Friday, April 21, 2017

Patrick Connors at Gross McCleaf Gallery

In the mid 1970's I met Patrick Connors at the Pennsylvania Academy of the Fine Arts, when he was a student and I was a young playwright and poet. His canvas, as I remember, was given to vague imaginary beginnings that had atmosphere and spirit in them, and a sublime feeling. He was, I felt, a romantic in the modern age.

As this exceptional show demonstrates, Patrick has since evolved to indeed become a new American Romantic.

Patrick's gift is devoted to the Philadelphia landscape, as George Inness was at first uniquely motivated by Montclair, NJ.

If you want to revel in the unique feelings of this romantic city that invented Independence and the Constitution, the rights of man and a devotion to learning, the life of economies and the life of the soul, you should check into the vision of this artist.

More is meditated on in this show than you will find at most galleries.
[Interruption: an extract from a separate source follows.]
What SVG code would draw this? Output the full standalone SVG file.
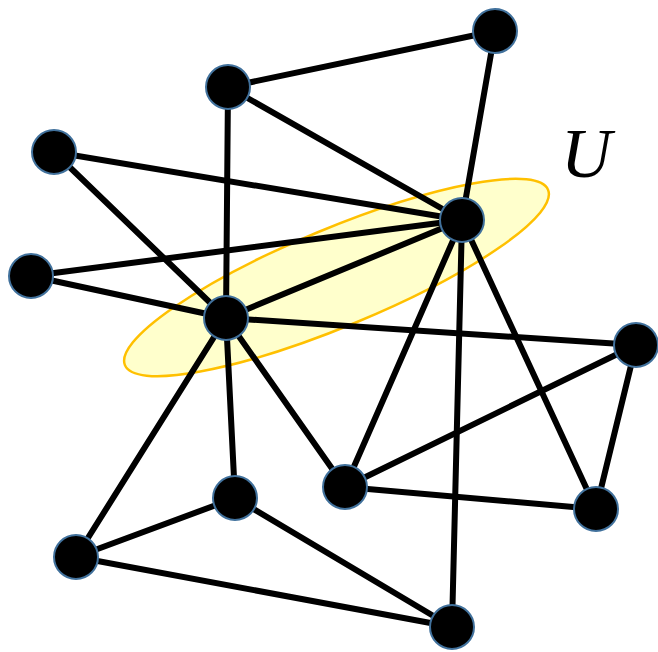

There is a series of larger paintings that center on Laurel Hill Cemetery,  one in particular like an Arnold Bocklin, but also showing some debt to Daniel Garber's quarry paintings in its composition. These are not lessons in influence taken for technical reasons, but in the drive to evoke our native mystery of nature and civilization.

And then there are the small paintings that arise like transcendent moments of twilight over the Schuylkill River. These are some of the most affecting views I have seen of this lovely river's spirit. If you look at these paintings, you can feel why it is good to live here, and how much this region offers the sustenance of the soul.